[START]

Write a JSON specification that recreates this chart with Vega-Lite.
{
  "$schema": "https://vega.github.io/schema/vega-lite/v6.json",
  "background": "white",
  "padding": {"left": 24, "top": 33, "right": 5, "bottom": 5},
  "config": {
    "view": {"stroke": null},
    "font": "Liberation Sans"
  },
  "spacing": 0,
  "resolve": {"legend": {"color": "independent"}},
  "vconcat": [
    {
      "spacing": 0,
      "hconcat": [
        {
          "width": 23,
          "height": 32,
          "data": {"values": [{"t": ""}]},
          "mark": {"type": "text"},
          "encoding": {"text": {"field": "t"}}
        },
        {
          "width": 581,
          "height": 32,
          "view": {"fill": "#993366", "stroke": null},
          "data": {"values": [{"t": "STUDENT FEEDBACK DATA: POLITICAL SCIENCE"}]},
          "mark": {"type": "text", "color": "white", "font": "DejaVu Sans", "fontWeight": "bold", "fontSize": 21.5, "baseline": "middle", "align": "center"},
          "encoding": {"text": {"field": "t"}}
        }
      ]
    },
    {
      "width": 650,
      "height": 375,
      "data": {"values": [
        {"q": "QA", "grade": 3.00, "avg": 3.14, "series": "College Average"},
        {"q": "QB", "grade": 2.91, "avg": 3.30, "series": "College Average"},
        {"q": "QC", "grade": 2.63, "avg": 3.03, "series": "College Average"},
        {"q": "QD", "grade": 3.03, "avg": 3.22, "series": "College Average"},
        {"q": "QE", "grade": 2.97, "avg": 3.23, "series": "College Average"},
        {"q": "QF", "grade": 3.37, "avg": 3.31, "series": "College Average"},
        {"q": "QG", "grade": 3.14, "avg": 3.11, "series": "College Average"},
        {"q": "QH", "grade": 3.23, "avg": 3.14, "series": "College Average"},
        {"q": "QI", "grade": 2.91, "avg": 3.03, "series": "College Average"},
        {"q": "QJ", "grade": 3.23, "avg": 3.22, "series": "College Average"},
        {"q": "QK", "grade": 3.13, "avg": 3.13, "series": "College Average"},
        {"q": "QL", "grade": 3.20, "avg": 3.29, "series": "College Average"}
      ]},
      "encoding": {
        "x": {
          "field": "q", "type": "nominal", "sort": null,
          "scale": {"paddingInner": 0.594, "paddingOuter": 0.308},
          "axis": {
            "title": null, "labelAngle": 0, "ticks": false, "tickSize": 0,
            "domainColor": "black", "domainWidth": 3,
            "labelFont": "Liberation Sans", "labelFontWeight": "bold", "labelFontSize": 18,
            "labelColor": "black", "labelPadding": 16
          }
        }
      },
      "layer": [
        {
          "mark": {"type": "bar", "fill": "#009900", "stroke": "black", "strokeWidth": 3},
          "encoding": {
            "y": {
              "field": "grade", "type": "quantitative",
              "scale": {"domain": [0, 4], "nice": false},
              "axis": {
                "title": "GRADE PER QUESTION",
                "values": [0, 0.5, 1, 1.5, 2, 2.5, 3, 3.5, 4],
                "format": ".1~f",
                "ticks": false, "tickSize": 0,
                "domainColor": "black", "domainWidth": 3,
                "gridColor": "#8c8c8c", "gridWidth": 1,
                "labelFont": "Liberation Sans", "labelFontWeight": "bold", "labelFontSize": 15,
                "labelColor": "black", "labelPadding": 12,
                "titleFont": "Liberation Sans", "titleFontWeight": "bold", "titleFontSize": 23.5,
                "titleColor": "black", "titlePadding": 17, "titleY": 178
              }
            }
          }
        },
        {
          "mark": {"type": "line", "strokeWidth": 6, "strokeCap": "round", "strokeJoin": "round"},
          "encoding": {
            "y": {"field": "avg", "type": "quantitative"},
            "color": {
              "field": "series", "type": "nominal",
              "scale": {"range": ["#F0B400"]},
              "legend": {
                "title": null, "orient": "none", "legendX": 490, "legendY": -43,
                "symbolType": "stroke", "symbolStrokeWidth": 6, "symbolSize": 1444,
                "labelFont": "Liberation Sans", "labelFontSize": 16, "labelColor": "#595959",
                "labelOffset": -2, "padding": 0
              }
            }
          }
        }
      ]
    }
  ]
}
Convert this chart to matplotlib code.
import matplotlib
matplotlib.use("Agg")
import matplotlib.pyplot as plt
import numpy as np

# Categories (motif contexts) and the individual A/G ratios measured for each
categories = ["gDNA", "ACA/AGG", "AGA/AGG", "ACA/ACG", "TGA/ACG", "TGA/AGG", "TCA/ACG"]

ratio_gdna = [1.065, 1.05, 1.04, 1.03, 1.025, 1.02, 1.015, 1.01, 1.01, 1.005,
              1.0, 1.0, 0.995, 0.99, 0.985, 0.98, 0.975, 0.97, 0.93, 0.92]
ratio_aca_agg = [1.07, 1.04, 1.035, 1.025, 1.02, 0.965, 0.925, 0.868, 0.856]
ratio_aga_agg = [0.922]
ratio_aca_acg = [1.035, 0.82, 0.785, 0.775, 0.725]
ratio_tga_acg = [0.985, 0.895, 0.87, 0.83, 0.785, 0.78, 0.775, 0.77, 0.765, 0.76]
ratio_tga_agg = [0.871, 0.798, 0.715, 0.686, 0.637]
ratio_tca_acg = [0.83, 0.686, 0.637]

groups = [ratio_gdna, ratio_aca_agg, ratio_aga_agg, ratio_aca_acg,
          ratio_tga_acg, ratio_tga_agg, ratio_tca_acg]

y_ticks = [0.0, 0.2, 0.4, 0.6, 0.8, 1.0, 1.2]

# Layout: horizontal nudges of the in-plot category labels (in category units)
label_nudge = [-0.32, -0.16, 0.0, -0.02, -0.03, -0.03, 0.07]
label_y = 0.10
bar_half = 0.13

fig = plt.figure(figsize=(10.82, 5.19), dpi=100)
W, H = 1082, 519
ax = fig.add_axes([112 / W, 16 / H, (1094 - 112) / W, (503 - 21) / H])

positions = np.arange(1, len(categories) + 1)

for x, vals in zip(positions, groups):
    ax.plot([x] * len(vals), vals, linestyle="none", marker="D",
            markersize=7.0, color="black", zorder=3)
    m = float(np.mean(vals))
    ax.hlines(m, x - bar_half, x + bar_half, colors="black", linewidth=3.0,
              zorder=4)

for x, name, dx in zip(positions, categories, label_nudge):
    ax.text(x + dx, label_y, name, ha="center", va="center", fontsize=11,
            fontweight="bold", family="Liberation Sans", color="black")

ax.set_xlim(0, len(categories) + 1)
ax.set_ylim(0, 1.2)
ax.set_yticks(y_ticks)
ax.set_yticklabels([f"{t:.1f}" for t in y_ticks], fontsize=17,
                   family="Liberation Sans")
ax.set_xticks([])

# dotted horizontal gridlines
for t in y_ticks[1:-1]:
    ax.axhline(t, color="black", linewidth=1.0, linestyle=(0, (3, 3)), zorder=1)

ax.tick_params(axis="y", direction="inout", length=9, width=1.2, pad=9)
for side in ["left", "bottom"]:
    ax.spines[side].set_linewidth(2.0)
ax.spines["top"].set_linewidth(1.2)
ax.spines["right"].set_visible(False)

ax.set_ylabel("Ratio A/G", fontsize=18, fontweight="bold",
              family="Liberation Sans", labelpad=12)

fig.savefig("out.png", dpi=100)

[END]

WHAT YOU HAVE TO DO:
Write the entries again, exactly as they stand.

EXPECTED ANSWER:
Write a JSON specification that recreates this chart with Vega-Lite.
{
  "$schema": "https://vega.github.io/schema/vega-lite/v6.json",
  "background": "white",
  "padding": {"left": 24, "top": 33, "right": 5, "bottom": 5},
  "config": {
    "view": {"stroke": null},
    "font": "Liberation Sans"
  },
  "spacing": 0,
  "resolve": {"legend": {"color": "independent"}},
  "vconcat": [
    {
      "spacing": 0,
      "hconcat": [
        {
          "width": 23,
          "height": 32,
          "data": {"values": [{"t": ""}]},
          "mark": {"type": "text"},
          "encoding": {"text": {"field": "t"}}
        },
        {
          "width": 581,
          "height": 32,
          "view": {"fill": "#993366", "stroke": null},
          "data": {"values": [{"t": "STUDENT FEEDBACK DATA: POLITICAL SCIENCE"}]},
          "mark": {"type": "text", "color": "white", "font": "DejaVu Sans", "fontWeight": "bold", "fontSize": 21.5, "baseline": "middle", "align": "center"},
          "encoding": {"text": {"field": "t"}}
        }
      ]
    },
    {
      "width": 650,
      "height": 375,
      "data": {"values": [
        {"q": "QA", "grade": 3.00, "avg": 3.14, "series": "College Average"},
        {"q": "QB", "grade": 2.91, "avg": 3.30, "series": "College Average"},
        {"q": "QC", "grade": 2.63, "avg": 3.03, "series": "College Average"},
        {"q": "QD", "grade": 3.03, "avg": 3.22, "series": "College Average"},
        {"q": "QE", "grade": 2.97, "avg": 3.23, "series": "College Average"},
        {"q": "QF", "grade": 3.37, "avg": 3.31, "series": "College Average"},
        {"q": "QG", "grade": 3.14, "avg": 3.11, "series": "College Average"},
        {"q": "QH", "grade": 3.23, "avg": 3.14, "series": "College Average"},
        {"q": "QI", "grade": 2.91, "avg": 3.03, "series": "College Average"},
        {"q": "QJ", "grade": 3.23, "avg": 3.22, "series": "College Average"},
        {"q": "QK", "grade": 3.13, "avg": 3.13, "series": "College Average"},
        {"q": "QL", "grade": 3.20, "avg": 3.29, "series": "College Average"}
      ]},
      "encoding": {
        "x": {
          "field": "q", "type": "nominal", "sort": null,
          "scale": {"paddingInner": 0.594, "paddingOuter": 0.308},
          "axis": {
            "title": null, "labelAngle": 0, "ticks": false, "tickSize": 0,
            "domainColor": "black", "domainWidth": 3,
            "labelFont": "Liberation Sans", "labelFontWeight": "bold", "labelFontSize": 18,
            "labelColor": "black", "labelPadding": 16
          }
        }
      },
      "layer": [
        {
          "mark": {"type": "bar", "fill": "#009900", "stroke": "black", "strokeWidth": 3},
          "encoding": {
            "y": {
              "field": "grade", "type": "quantitative",
              "scale": {"domain": [0, 4], "nice": false},
              "axis": {
                "title": "GRADE PER QUESTION",
                "values": [0, 0.5, 1, 1.5, 2, 2.5, 3, 3.5, 4],
                "format": ".1~f",
                "ticks": false, "tickSize": 0,
                "domainColor": "black", "domainWidth": 3,
                "gridColor": "#8c8c8c", "gridWidth": 1,
                "labelFont": "Liberation Sans", "labelFontWeight": "bold", "labelFontSize": 15,
                "labelColor": "black", "labelPadding": 12,
                "titleFont": "Liberation Sans", "titleFontWeight": "bold", "titleFontSize": 23.5,
                "titleColor": "black", "titlePadding": 17, "titleY": 178
              }
            }
          }
        },
        {
          "mark": {"type": "line", "strokeWidth": 6, "strokeCap": "round", "strokeJoin": "round"},
          "encoding": {
            "y": {"field": "avg", "type": "quantitative"},
            "color": {
              "field": "series", "type": "nominal",
              "scale": {"range": ["#F0B400"]},
              "legend": {
                "title": null, "orient": "none", "legendX": 490, "legendY": -43,
                "symbolType": "stroke", "symbolStrokeWidth": 6, "symbolSize": 1444,
                "labelFont": "Liberation Sans", "labelFontSize": 16, "labelColor": "#595959",
                "labelOffset": -2, "padding": 0
              }
            }
          }
        }
      ]
    }
  ]
}
Convert this chart to matplotlib code.
import matplotlib
matplotlib.use("Agg")
import matplotlib.pyplot as plt
import numpy as np

# Categories (motif contexts) and the individual A/G ratios measured for each
categories = ["gDNA", "ACA/AGG", "AGA/AGG", "ACA/ACG", "TGA/ACG", "TGA/AGG", "TCA/ACG"]

ratio_gdna = [1.065, 1.05, 1.04, 1.03, 1.025, 1.02, 1.015, 1.01, 1.01, 1.005,
              1.0, 1.0, 0.995, 0.99, 0.985, 0.98, 0.975, 0.97, 0.93, 0.92]
ratio_aca_agg = [1.07, 1.04, 1.035, 1.025, 1.02, 0.965, 0.925, 0.868, 0.856]
ratio_aga_agg = [0.922]
ratio_aca_acg = [1.035, 0.82, 0.785, 0.775, 0.725]
ratio_tga_acg = [0.985, 0.895, 0.87, 0.83, 0.785, 0.78, 0.775, 0.77, 0.765, 0.76]
ratio_tga_agg = [0.871, 0.798, 0.715, 0.686, 0.637]
ratio_tca_acg = [0.83, 0.686, 0.637]

groups = [ratio_gdna, ratio_aca_agg, ratio_aga_agg, ratio_aca_acg,
          ratio_tga_acg, ratio_tga_agg, ratio_tca_acg]

y_ticks = [0.0, 0.2, 0.4, 0.6, 0.8, 1.0, 1.2]

# Layout: horizontal nudges of the in-plot category labels (in category units)
label_nudge = [-0.32, -0.16, 0.0, -0.02, -0.03, -0.03, 0.07]
label_y = 0.10
bar_half = 0.13

fig = plt.figure(figsize=(10.82, 5.19), dpi=100)
W, H = 1082, 519
ax = fig.add_axes([112 / W, 16 / H, (1094 - 112) / W, (503 - 21) / H])

positions = np.arange(1, len(categories) + 1)

for x, vals in zip(positions, groups):
    ax.plot([x] * len(vals), vals, linestyle="none", marker="D",
            markersize=7.0, color="black", zorder=3)
    m = float(np.mean(vals))
    ax.hlines(m, x - bar_half, x + bar_half, colors="black", linewidth=3.0,
              zorder=4)

for x, name, dx in zip(positions, categories, label_nudge):
    ax.text(x + dx, label_y, name, ha="center", va="center", fontsize=11,
            fontweight="bold", family="Liberation Sans", color="black")

ax.set_xlim(0, len(categories) + 1)
ax.set_ylim(0, 1.2)
ax.set_yticks(y_ticks)
ax.set_yticklabels([f"{t:.1f}" for t in y_ticks], fontsize=17,
                   family="Liberation Sans")
ax.set_xticks([])

# dotted horizontal gridlines
for t in y_ticks[1:-1]:
    ax.axhline(t, color="black", linewidth=1.0, linestyle=(0, (3, 3)), zorder=1)

ax.tick_params(axis="y", direction="inout", length=9, width=1.2, pad=9)
for side in ["left", "bottom"]:
    ax.spines[side].set_linewidth(2.0)
ax.spines["top"].set_linewidth(1.2)
ax.spines["right"].set_visible(False)

ax.set_ylabel("Ratio A/G", fontsize=18, fontweight="bold",
              family="Liberation Sans", labelpad=12)

fig.savefig("out.png", dpi=100)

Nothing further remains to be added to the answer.